-- START OF RAW DATA --

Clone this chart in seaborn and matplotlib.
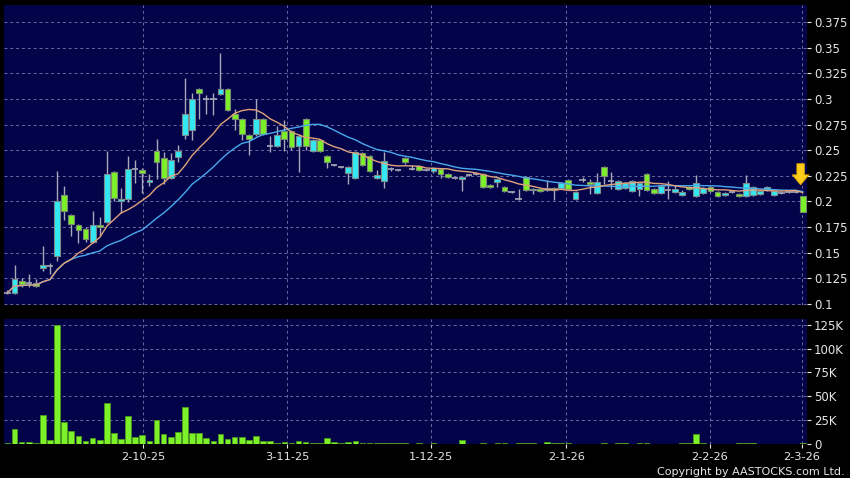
import numpy as np
import pandas as pd
import matplotlib
matplotlib.use("Agg")
import matplotlib.pyplot as plt
from matplotlib.ticker import FuncFormatter, FixedLocator
import seaborn as sns

# Daily OHLC (one entry per candle, oldest first)
opens = [0.111, 0.111, 0.122, 0.120, 0.120, 0.135, 0.137, 0.147, 0.206, 0.187,
         0.177, 0.173, 0.160, 0.177, 0.180, 0.229, 0.200, 0.202, 0.232, 0.231,
         0.219, 0.249, 0.242, 0.223, 0.243, 0.265, 0.270, 0.310, 0.300, 0.300,
         0.305, 0.310, 0.285, 0.280, 0.265, 0.266, 0.280, 0.254, 0.254, 0.269,
         0.269, 0.254, 0.280, 0.249, 0.260, 0.244, 0.236, 0.234, 0.228, 0.223,
         0.247, 0.244, 0.223, 0.220, 0.232, 0.231, 0.242, 0.232, 0.235, 0.231,
         0.230, 0.232, 0.227, 0.223, 0.222, 0.226, 0.227, 0.227, 0.216, 0.219,
         0.214, 0.209, 0.202, 0.224, 0.211, 0.212, 0.211, 0.213, 0.213, 0.221,
         0.202, 0.221, 0.219, 0.208, 0.234, 0.220, 0.212, 0.213, 0.210, 0.212,
         0.227, 0.212, 0.208, 0.211, 0.209, 0.206, 0.214, 0.205, 0.208, 0.214,
         0.209, 0.206, 0.209, 0.207, 0.205, 0.206, 0.207, 0.211, 0.206, 0.208,
         0.209, 0.209, 0.205]
highs = [0.114, 0.138, 0.125, 0.129, 0.124, 0.157, 0.140, 0.230, 0.215, 0.188,
         0.178, 0.175, 0.191, 0.185, 0.249, 0.230, 0.213, 0.244, 0.240, 0.233,
         0.227, 0.261, 0.248, 0.247, 0.255, 0.320, 0.306, 0.311, 0.304, 0.306,
         0.345, 0.311, 0.290, 0.281, 0.266, 0.300, 0.281, 0.264, 0.274, 0.279,
         0.270, 0.266, 0.281, 0.261, 0.261, 0.245, 0.237, 0.235, 0.235, 0.249,
         0.248, 0.245, 0.231, 0.248, 0.234, 0.232, 0.243, 0.236, 0.236, 0.232,
         0.234, 0.233, 0.228, 0.224, 0.225, 0.227, 0.228, 0.228, 0.217, 0.223,
         0.215, 0.210, 0.212, 0.225, 0.213, 0.213, 0.221, 0.214, 0.219, 0.222,
         0.210, 0.224, 0.222, 0.228, 0.235, 0.229, 0.221, 0.219, 0.221, 0.219,
         0.228, 0.213, 0.215, 0.220, 0.216, 0.211, 0.215, 0.226, 0.214, 0.215,
         0.210, 0.209, 0.210, 0.208, 0.226, 0.215, 0.211, 0.215, 0.211, 0.209,
         0.210, 0.210, 0.205]
lows = [0.110, 0.110, 0.117, 0.117, 0.117, 0.132, 0.129, 0.142, 0.182, 0.166,
        0.159, 0.160, 0.159, 0.166, 0.179, 0.200, 0.189, 0.199, 0.218, 0.208,
        0.215, 0.222, 0.217, 0.222, 0.238, 0.261, 0.260, 0.280, 0.285, 0.284,
        0.304, 0.288, 0.270, 0.260, 0.245, 0.264, 0.265, 0.248, 0.253, 0.249,
        0.250, 0.229, 0.250, 0.248, 0.248, 0.233, 0.235, 0.233, 0.217, 0.222,
        0.235, 0.229, 0.222, 0.213, 0.230, 0.230, 0.237, 0.231, 0.230, 0.230,
        0.228, 0.223, 0.223, 0.222, 0.210, 0.225, 0.226, 0.213, 0.213, 0.214,
        0.209, 0.208, 0.201, 0.210, 0.207, 0.209, 0.210, 0.201, 0.212, 0.211,
        0.201, 0.219, 0.207, 0.207, 0.217, 0.212, 0.211, 0.212, 0.209, 0.205,
        0.210, 0.207, 0.207, 0.202, 0.208, 0.205, 0.211, 0.204, 0.207, 0.209,
        0.204, 0.205, 0.208, 0.204, 0.204, 0.205, 0.206, 0.210, 0.205, 0.207,
        0.208, 0.208, 0.190]
closes = [0.111, 0.124, 0.119, 0.120, 0.118, 0.138, 0.137, 0.200, 0.191, 0.178,
          0.172, 0.163, 0.177, 0.175, 0.227, 0.203, 0.202, 0.232, 0.232, 0.228,
          0.221, 0.238, 0.223, 0.240, 0.249, 0.285, 0.300, 0.306, 0.300, 0.300,
          0.310, 0.289, 0.280, 0.266, 0.261, 0.280, 0.266, 0.254, 0.265, 0.261,
          0.253, 0.264, 0.254, 0.260, 0.249, 0.238, 0.236, 0.234, 0.234, 0.248,
          0.236, 0.230, 0.226, 0.239, 0.232, 0.231, 0.238, 0.232, 0.231, 0.231,
          0.233, 0.227, 0.224, 0.223, 0.224, 0.226, 0.227, 0.214, 0.214, 0.222,
          0.210, 0.209, 0.202, 0.211, 0.212, 0.210, 0.213, 0.211, 0.218, 0.212,
          0.209, 0.221, 0.217, 0.219, 0.225, 0.220, 0.220, 0.218, 0.220, 0.218,
          0.211, 0.208, 0.215, 0.211, 0.212, 0.209, 0.212, 0.218, 0.213, 0.210,
          0.205, 0.208, 0.209, 0.205, 0.218, 0.214, 0.210, 0.214, 0.210, 0.208,
          0.209, 0.209, 0.190]
# Volume in thousands of shares
volume_k = [0.7, 15.1, 1.4, 1.4, 0.7, 29.8, 4.2, 124.6, 22.5, 13.3,
            8.1, 2.8, 6.0, 3.9, 43.2, 10.9, 4.9, 29.1, 7.0, 8.8,
            2.8, 25.3, 9.8, 6.7, 11.9, 39.0, 11.2, 10.9, 5.6, 2.8,
            10.5, 5.3, 7.4, 7.0, 3.5, 7.7, 2.8, 3.2, 0.7, 1.4,
            0.7, 2.5, 1.4, 0.7, 0.7, 5.6, 2.1, 0.7, 2.1, 3.2,
            0.4, 0.4, 1.0, 1.0, 0.7, 0.3, 0.3, 0.2, 0.3, 0.2,
            0.3, 0.2, 0.2, 0.2, 3.5, 0.2, 0.2, 0.3, 0.2, 0.7,
            0.7, 0.2, 0.7, 0.3, 0.7, 0.2, 1.4, 0.3, 1.0, 0.3,
            0.2, 0.2, 0.2, 0.2, 0.7, 0.2, 0.7, 0.7, 0.2, 0.5,
            0.5, 0.2, 0.2, 0.2, 0.2, 0.7, 0.5, 10.5, 0.3, 0.2,
            0.2, 0.2, 0.2, 1.0, 0.3, 0.3, 0.2, 0.2, 0.2, 0.2,
            0.1, 0.1, 0.3]

date_labels = ["2-10-25", "3-11-25", "1-12-25", "2-1-26", "2-2-26", "2-3-26"]
date_pos = [19.1, 39.4, 59.7, 78.7, 98.9, 111.9]
price_ticks = [0.1, 0.125, 0.15, 0.175, 0.2, 0.225, 0.25, 0.275, 0.3, 0.325, 0.35, 0.375]
vol_ticks_k = [0, 25, 50, 75, 100, 125]

df = pd.DataFrame({"o": opens, "h": highs, "l": lows, "c": closes, "vol": volume_k})
df["idx"] = np.arange(len(df))
df["ma10"] = df["c"].rolling(10, min_periods=1).mean()
df["ma20"] = df["c"].rolling(20, min_periods=1).mean()

BG = "#03034a"
CYAN = "#33e8f2"
GREEN = "#7cf028"
GRID = "#6a6aa0"
TXT = "#e6e6e6"

plt.rcParams["font.family"] = ["DejaVu Sans"]

fig = plt.figure(figsize=(8.5, 4.78), dpi=100, facecolor="black")
ax = fig.add_axes([4 / 850, 1 - 305 / 478, 803 / 850, 300 / 478])
axv = fig.add_axes([4 / 850, 1 - 444 / 478, 803 / 850, 125 / 478])

for a in (ax, axv):
    a.set_facecolor(BG)
    for s in a.spines.values():
        s.set_visible(False)
    a.set_xlim(-0.48, 112.6)
    a.xaxis.set_major_locator(FixedLocator(date_pos))
    a.grid(True, color=GRID, linestyle=(0, (3, 3)), linewidth=0.7)
    a.set_axisbelow(True)
    a.yaxis.tick_right()
    a.tick_params(axis="y", colors=TXT, labelsize=8.5, length=3, width=0.8, pad=2)

# candles: wicks, then bodies
ax.vlines(df["idx"], df["l"], df["h"], color="#a8a8b8", linewidth=1, zorder=2)
up = df[df["c"] > df["o"]]
down = df[df["c"] < df["o"]]
flat = df[df["c"] == df["o"]]
ax.bar(up["idx"], up["c"] - up["o"], bottom=up["o"], width=0.82,
       color=CYAN, edgecolor="#7a8c8c", linewidth=0.8, zorder=3)
ax.bar(down["idx"], down["o"] - down["c"], bottom=down["c"], width=0.82,
       color=GREEN, edgecolor="#7a8c70", linewidth=0.8, zorder=3)
ax.hlines(flat["c"], flat["idx"] - 0.45, flat["idx"] + 0.45, color="#a8a8b8",
          linewidth=1.2, zorder=3)

# moving averages
sns.lineplot(data=df, x="idx", y="ma20", ax=ax, color="#4aa8ec", linewidth=1, zorder=4)
sns.lineplot(data=df, x="idx", y="ma10", ax=ax, color="#e0a27a", linewidth=1, zorder=4)

ax.set_ylim(0.099, 0.3916)
ax.yaxis.set_major_locator(FixedLocator(price_ticks))
ax.yaxis.set_major_formatter(FuncFormatter(lambda v, _: f"{v:g}"))
ax.tick_params(axis="x", length=0, labelbottom=False)
ax.set_xlabel("")
ax.set_ylabel("")

# arrow marking the latest candle
ax.annotate("", xy=(111.7, 0.2135), xytext=(111.7, 0.2395),
            arrowprops=dict(arrowstyle="simple,head_length=0.6,head_width=1.0,tail_width=0.45",
                            mutation_scale=12, fc="#ffcc1a", ec="#d9a000", lw=0.6),
            zorder=6)

# volume
sns.barplot(data=df, x="idx", y="vol", ax=axv, native_scale=True, width=0.8,
            color=GREEN, edgecolor="#4c9a1a", linewidth=0.6, saturation=1, zorder=3)
axv.set_xlim(-0.48, 112.6)
axv.set_ylim(-0.3, 131)
axv.yaxis.set_major_locator(FixedLocator(vol_ticks_k))
axv.yaxis.set_major_formatter(FuncFormatter(lambda v, _: "0" if v == 0 else f"{v:.0f}K"))
axv.xaxis.set_major_locator(FixedLocator(date_pos))
axv.set_xticklabels(date_labels)
axv.tick_params(axis="x", colors=TXT, labelsize=8.2, length=3, width=0.8, pad=3)
axv.set_xlabel("")
axv.set_ylabel("")

fig.text(845 / 850, 1 - 472 / 478, "Copyright by AASTOCKS.com Ltd.", ha="right",
         va="center", color=TXT, fontsize=8)

fig.savefig("out.png", dpi=100, facecolor="black")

-- END OF RAW DATA --

Go from the first line of the data above to the line containing "import seaborn as sns" and retype exactly those lines, both included, but none of the pictures.

## SOLUTION TO THIS PROBLEM
Clone this chart in seaborn and matplotlib.
import numpy as np
import pandas as pd
import matplotlib
matplotlib.use("Agg")
import matplotlib.pyplot as plt
from matplotlib.ticker import FuncFormatter, FixedLocator
import seaborn as sns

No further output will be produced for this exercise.